> [Task instructions]: Without any pictures, restate the lines from the one containing "Write the Chart.js code for this chart." to the one containing "const siPoints = xValues.map((x, i)", word for word, ends included.

> [Data excerpts]:

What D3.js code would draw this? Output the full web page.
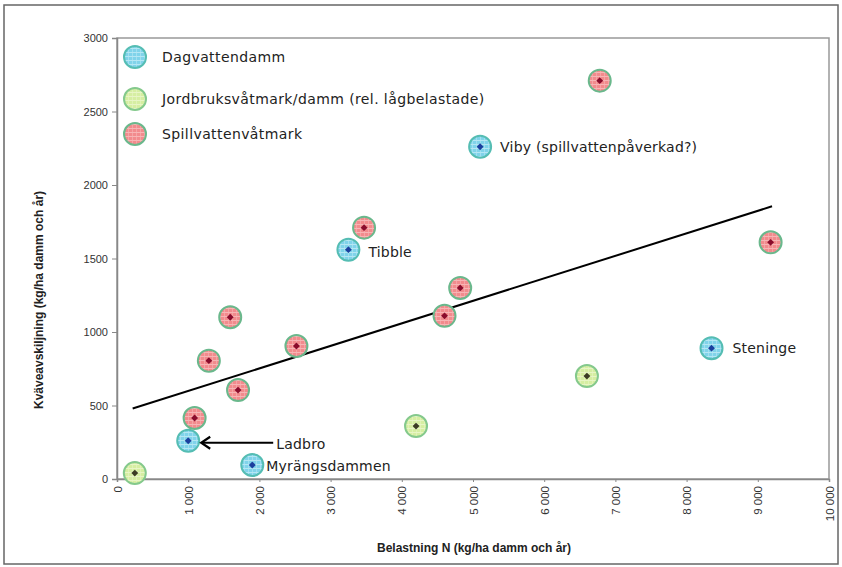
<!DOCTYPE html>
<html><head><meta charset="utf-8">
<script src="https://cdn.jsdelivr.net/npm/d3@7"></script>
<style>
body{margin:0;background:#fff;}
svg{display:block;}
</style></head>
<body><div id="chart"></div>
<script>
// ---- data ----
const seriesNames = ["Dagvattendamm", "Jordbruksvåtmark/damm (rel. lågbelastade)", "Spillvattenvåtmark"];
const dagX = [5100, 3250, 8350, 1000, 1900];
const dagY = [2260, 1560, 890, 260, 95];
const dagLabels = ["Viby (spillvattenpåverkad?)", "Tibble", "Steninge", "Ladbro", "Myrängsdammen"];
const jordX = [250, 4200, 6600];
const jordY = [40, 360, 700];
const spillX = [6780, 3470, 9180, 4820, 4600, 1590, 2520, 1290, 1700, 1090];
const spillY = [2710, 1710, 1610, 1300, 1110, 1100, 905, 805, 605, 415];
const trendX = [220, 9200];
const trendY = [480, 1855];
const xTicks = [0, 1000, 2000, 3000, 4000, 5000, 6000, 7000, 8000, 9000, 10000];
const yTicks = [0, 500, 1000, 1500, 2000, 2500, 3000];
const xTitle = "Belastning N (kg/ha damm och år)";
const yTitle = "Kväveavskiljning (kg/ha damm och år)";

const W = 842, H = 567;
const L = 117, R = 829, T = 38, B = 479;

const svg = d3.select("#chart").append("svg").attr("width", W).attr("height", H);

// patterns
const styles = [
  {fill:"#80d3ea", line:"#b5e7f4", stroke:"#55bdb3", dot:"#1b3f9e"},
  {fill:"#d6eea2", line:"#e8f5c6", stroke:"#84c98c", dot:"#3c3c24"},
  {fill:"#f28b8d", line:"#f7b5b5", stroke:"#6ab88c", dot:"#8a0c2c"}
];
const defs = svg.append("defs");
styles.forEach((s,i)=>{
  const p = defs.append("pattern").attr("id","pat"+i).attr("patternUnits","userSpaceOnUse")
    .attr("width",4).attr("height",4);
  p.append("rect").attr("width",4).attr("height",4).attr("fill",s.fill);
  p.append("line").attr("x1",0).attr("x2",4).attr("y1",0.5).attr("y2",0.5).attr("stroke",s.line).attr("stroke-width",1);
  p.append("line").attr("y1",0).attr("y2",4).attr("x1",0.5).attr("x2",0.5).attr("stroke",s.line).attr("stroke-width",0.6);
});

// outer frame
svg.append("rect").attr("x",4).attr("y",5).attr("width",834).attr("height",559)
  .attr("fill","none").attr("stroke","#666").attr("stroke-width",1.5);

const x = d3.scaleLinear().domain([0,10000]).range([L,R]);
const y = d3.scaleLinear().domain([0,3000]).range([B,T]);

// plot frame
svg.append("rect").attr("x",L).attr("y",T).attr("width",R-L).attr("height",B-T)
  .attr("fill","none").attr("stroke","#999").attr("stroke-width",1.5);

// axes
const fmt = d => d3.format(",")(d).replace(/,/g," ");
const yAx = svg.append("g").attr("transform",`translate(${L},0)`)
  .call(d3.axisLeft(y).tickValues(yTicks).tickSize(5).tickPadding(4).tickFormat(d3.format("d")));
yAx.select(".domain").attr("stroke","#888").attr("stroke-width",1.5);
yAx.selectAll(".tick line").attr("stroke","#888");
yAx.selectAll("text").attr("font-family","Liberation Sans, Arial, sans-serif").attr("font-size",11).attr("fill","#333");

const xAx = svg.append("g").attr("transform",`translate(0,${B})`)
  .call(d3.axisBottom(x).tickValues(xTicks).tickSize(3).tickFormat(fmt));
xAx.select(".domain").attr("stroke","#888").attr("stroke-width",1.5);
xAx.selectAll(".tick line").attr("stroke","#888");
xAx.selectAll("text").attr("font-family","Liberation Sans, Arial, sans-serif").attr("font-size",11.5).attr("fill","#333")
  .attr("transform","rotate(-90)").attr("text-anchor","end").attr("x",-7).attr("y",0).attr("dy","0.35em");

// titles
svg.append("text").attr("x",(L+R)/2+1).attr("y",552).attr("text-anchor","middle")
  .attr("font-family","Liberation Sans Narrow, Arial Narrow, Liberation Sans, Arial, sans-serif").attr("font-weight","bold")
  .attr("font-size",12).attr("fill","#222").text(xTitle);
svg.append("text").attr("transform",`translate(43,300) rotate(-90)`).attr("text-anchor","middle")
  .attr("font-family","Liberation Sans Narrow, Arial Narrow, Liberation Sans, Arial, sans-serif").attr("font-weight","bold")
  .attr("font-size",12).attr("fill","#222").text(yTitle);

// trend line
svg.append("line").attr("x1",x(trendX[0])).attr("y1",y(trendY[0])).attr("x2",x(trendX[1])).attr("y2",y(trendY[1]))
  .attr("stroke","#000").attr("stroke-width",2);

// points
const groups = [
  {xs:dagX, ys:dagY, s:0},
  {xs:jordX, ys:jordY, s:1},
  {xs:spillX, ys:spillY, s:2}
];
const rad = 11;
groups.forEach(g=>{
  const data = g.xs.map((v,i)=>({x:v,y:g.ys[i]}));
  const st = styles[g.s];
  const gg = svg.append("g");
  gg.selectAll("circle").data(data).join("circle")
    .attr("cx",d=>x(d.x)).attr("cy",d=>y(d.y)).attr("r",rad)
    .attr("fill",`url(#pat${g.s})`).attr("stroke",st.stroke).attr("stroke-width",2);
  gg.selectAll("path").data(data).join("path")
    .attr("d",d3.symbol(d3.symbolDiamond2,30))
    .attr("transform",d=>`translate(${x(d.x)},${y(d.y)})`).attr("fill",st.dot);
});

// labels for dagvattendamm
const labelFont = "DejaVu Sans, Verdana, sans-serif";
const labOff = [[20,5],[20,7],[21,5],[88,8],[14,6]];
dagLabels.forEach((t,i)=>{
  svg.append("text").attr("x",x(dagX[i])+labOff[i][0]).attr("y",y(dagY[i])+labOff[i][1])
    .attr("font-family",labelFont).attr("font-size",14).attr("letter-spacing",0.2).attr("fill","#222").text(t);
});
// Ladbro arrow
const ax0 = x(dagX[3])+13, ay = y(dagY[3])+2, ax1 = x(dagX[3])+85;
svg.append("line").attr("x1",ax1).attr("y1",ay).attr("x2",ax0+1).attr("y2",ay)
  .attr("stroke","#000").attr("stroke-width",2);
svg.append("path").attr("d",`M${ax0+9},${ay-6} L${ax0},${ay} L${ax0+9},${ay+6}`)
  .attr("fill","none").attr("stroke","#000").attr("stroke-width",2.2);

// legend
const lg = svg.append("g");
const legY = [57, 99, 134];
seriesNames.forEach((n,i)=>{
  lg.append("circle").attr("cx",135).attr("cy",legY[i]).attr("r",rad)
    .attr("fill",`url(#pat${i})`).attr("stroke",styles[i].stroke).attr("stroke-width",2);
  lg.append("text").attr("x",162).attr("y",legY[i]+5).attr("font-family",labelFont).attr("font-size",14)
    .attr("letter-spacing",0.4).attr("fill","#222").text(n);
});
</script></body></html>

...

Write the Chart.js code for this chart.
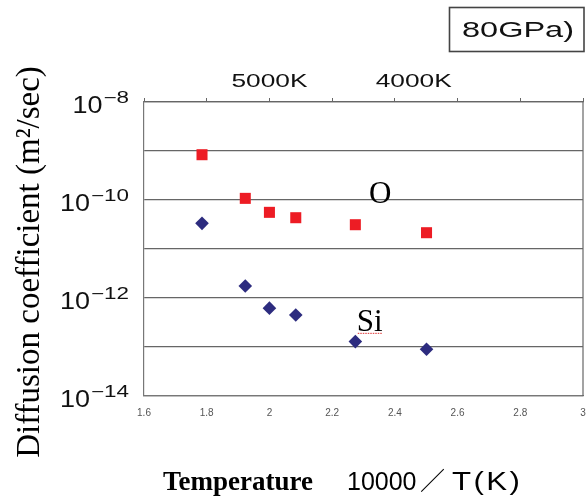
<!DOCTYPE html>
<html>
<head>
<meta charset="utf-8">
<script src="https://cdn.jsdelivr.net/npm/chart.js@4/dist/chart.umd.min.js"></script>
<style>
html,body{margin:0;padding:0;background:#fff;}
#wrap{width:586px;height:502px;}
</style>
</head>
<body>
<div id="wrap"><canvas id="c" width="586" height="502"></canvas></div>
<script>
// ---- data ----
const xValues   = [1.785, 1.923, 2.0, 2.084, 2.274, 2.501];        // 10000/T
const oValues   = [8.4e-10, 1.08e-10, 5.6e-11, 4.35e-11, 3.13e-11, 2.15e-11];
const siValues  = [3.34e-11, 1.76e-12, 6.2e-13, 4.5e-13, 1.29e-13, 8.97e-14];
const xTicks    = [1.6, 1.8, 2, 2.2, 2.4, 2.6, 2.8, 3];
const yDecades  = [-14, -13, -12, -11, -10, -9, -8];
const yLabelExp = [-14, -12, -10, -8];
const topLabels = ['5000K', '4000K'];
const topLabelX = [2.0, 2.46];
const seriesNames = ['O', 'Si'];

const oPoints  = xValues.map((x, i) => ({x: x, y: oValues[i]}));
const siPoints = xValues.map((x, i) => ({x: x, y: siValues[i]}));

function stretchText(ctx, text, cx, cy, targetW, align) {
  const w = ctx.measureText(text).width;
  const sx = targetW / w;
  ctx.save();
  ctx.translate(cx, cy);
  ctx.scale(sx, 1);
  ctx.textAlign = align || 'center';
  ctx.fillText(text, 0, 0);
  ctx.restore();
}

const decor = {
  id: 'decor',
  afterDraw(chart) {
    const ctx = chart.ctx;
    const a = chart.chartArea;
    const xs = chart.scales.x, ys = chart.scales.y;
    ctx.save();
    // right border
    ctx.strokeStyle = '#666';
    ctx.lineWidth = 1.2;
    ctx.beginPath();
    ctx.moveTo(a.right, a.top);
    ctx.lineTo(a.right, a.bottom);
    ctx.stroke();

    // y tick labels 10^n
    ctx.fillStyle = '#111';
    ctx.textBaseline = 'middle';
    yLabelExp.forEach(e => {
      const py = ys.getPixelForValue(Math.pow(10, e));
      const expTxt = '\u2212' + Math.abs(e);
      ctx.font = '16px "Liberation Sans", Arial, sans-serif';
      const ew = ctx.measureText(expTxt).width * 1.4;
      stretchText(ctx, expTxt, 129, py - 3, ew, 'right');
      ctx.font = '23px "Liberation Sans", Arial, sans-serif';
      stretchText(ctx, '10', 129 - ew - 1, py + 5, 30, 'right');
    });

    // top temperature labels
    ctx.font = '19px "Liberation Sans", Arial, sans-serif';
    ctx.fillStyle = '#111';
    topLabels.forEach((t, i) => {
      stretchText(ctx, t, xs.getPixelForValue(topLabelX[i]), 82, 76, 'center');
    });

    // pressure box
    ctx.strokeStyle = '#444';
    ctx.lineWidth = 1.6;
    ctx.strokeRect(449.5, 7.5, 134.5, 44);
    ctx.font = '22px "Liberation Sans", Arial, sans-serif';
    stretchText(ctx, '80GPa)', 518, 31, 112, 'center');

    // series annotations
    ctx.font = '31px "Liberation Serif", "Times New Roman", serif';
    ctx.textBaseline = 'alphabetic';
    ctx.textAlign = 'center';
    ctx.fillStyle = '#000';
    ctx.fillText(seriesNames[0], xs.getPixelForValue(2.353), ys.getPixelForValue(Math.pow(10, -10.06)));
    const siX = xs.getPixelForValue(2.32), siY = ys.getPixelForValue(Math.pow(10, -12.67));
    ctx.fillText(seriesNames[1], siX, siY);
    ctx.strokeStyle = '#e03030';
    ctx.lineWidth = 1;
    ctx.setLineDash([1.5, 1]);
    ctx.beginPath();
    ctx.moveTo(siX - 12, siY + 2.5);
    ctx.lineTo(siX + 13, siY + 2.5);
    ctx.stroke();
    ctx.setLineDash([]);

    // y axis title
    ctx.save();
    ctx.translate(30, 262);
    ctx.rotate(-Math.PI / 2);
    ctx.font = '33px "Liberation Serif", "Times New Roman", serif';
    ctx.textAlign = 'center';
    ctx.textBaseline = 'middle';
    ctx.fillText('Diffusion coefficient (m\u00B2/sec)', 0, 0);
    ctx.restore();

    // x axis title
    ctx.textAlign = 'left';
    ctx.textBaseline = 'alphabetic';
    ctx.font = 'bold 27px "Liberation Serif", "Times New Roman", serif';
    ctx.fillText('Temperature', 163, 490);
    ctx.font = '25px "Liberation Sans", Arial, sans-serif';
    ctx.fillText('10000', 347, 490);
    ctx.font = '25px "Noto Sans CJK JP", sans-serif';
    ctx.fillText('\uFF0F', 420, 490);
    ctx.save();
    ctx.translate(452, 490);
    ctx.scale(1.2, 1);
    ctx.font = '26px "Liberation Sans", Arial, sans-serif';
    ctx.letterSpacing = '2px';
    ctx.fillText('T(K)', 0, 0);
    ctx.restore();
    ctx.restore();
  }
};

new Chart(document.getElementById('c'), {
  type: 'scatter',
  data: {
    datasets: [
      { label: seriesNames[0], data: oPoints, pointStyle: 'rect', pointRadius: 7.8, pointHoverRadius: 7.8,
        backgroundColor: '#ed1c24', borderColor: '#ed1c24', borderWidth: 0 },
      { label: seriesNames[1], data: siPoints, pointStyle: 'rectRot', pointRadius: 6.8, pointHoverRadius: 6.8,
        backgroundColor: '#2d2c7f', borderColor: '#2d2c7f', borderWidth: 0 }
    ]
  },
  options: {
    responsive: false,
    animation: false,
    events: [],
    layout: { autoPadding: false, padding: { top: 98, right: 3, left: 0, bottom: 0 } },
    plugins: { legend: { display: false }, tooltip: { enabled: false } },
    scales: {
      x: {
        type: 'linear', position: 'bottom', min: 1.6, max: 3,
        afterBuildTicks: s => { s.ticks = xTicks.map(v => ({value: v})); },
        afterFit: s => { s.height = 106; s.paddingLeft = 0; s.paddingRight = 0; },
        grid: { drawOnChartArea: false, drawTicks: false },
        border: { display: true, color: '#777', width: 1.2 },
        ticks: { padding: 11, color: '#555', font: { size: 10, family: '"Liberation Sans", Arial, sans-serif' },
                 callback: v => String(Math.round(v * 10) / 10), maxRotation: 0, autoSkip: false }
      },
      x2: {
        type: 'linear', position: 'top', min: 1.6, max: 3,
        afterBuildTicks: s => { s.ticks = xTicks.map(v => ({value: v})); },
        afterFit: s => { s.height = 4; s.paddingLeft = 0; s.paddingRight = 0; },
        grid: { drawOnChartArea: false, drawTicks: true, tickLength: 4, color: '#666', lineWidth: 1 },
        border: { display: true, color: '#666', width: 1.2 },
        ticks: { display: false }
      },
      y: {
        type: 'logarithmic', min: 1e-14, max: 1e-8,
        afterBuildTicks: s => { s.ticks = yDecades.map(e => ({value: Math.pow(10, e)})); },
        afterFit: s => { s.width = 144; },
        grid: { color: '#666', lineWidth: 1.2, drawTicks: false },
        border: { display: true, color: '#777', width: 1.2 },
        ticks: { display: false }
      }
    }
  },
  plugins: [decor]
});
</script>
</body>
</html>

--

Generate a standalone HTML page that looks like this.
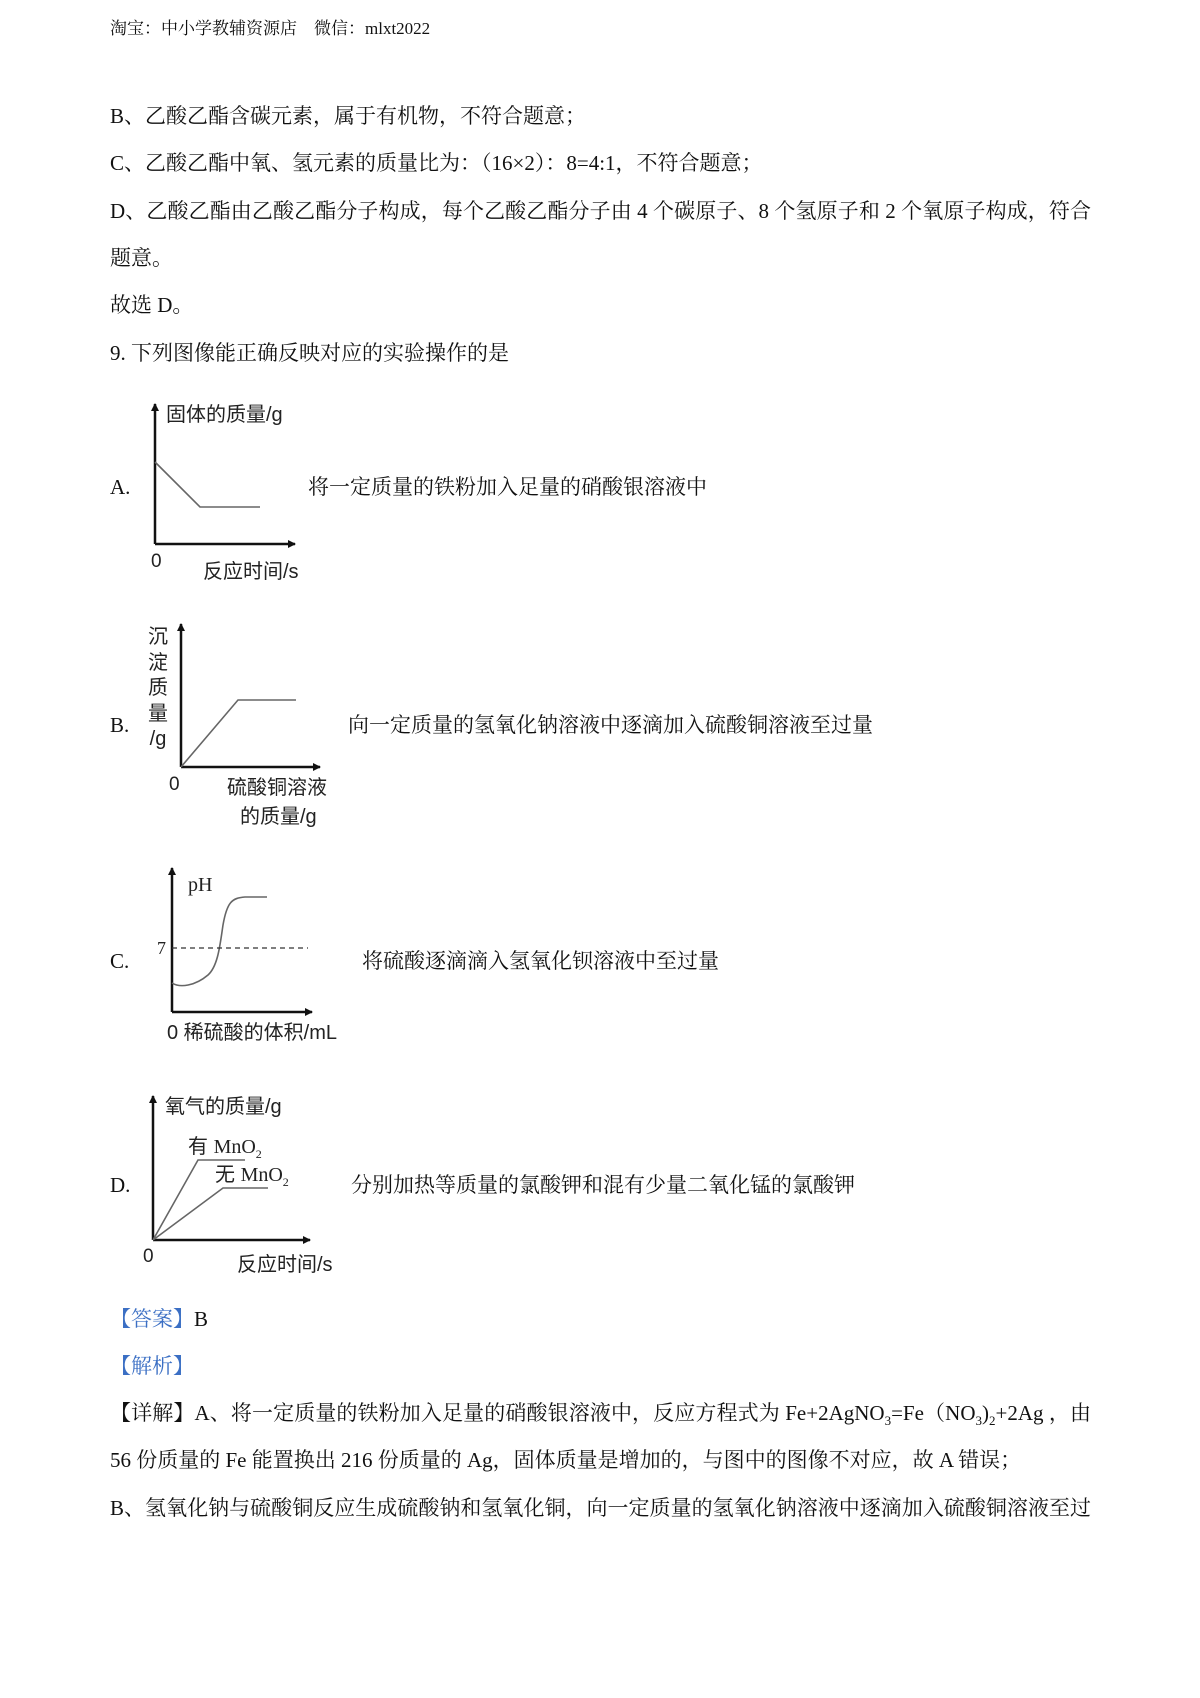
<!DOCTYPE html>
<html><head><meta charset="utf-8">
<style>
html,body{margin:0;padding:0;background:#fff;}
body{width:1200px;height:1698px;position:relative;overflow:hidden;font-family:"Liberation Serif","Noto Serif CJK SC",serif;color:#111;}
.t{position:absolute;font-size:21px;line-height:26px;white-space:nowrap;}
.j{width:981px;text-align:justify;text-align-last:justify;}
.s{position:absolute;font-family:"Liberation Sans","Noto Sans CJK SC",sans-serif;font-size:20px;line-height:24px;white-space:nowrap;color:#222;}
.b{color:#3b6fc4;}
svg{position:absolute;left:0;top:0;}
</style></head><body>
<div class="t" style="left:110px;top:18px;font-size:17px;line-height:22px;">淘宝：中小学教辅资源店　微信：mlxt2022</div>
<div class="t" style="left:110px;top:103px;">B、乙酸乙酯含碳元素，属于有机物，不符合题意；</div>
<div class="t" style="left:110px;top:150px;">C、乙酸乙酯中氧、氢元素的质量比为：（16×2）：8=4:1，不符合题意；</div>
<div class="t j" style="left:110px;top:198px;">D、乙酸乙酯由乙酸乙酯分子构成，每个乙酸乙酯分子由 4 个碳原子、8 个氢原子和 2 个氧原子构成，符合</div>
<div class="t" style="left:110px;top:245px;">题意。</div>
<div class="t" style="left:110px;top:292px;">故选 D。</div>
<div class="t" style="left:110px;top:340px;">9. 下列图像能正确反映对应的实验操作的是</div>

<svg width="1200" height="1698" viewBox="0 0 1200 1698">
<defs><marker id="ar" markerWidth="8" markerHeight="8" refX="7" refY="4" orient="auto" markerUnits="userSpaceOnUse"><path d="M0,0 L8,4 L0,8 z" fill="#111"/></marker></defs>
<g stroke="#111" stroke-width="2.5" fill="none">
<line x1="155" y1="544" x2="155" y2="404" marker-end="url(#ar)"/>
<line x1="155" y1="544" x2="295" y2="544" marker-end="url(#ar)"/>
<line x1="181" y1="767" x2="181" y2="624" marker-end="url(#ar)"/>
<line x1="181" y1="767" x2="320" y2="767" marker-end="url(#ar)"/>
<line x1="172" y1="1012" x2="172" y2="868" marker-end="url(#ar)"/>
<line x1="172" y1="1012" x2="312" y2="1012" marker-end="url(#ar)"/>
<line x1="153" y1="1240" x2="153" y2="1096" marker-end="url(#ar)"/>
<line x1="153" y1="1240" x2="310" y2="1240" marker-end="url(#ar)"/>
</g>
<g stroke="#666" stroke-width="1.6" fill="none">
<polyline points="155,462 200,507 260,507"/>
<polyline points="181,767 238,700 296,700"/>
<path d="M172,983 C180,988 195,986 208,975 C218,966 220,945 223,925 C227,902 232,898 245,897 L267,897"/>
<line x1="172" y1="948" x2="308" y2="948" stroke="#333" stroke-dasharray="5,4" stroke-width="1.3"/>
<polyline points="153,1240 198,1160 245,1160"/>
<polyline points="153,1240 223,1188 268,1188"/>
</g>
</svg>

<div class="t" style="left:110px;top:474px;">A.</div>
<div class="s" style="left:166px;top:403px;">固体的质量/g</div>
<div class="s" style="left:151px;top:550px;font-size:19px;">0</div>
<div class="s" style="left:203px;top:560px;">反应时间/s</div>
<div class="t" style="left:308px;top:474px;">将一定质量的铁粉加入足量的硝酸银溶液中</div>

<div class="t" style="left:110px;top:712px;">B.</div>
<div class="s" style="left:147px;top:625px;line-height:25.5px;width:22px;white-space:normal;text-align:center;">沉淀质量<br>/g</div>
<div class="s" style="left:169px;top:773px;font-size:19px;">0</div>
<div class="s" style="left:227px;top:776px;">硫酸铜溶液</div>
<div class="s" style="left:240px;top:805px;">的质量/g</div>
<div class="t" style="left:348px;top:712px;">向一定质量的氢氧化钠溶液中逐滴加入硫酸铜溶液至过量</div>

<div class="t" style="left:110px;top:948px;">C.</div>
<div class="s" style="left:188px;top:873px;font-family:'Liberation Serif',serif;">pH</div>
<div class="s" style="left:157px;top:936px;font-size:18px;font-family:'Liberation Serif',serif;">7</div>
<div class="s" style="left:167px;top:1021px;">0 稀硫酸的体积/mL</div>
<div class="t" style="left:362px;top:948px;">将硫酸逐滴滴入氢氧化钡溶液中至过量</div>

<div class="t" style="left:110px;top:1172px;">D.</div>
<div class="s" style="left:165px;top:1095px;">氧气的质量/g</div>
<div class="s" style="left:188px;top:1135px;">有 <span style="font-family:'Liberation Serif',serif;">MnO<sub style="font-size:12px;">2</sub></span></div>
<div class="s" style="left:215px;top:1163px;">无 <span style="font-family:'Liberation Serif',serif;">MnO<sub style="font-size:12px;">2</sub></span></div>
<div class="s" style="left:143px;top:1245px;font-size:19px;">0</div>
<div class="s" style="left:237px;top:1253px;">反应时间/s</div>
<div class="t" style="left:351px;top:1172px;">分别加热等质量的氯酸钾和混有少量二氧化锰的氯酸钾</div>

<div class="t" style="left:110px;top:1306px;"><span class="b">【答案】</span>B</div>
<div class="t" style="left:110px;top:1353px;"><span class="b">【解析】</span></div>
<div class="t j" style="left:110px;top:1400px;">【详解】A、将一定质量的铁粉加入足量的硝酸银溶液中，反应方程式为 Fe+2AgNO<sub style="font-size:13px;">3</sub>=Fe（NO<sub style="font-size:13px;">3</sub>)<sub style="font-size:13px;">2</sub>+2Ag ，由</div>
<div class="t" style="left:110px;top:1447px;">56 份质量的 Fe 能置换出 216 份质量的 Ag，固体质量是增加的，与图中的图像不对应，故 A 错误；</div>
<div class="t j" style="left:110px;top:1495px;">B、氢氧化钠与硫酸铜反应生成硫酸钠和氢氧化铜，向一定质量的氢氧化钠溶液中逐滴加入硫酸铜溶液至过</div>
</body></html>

> [Response to this exercise]:
Write the Chart.js code for this chart.
<!DOCTYPE html>
<html>
<head>
<meta charset="utf-8">
<script src="https://cdn.jsdelivr.net/npm/chart.js@4/dist/chart.umd.min.js"></script>
<style>
html,body{margin:0;padding:0;background:#fff;}
#wrap{width:586px;height:502px;}
</style>
</head>
<body>
<div id="wrap"><canvas id="c" width="586" height="502"></canvas></div>
<script>
// ---- data ----
const xValues   = [1.785, 1.923, 2.0, 2.084, 2.274, 2.501];        // 10000/T
const oValues   = [8.4e-10, 1.08e-10, 5.6e-11, 4.35e-11, 3.13e-11, 2.15e-11];
const siValues  = [3.34e-11, 1.76e-12, 6.2e-13, 4.5e-13, 1.29e-13, 8.97e-14];
const xTicks    = [1.6, 1.8, 2, 2.2, 2.4, 2.6, 2.8, 3];
const yDecades  = [-14, -13, -12, -11, -10, -9, -8];
const yLabelExp = [-14, -12, -10, -8];
const topLabels = ['5000K', '4000K'];
const topLabelX = [2.0, 2.46];
const seriesNames = ['O', 'Si'];

const oPoints  = xValues.map((x, i) => ({x: x, y: oValues[i]}));
const siPoints = xValues.map((x, i) => ({x: x, y: siValues[i]}));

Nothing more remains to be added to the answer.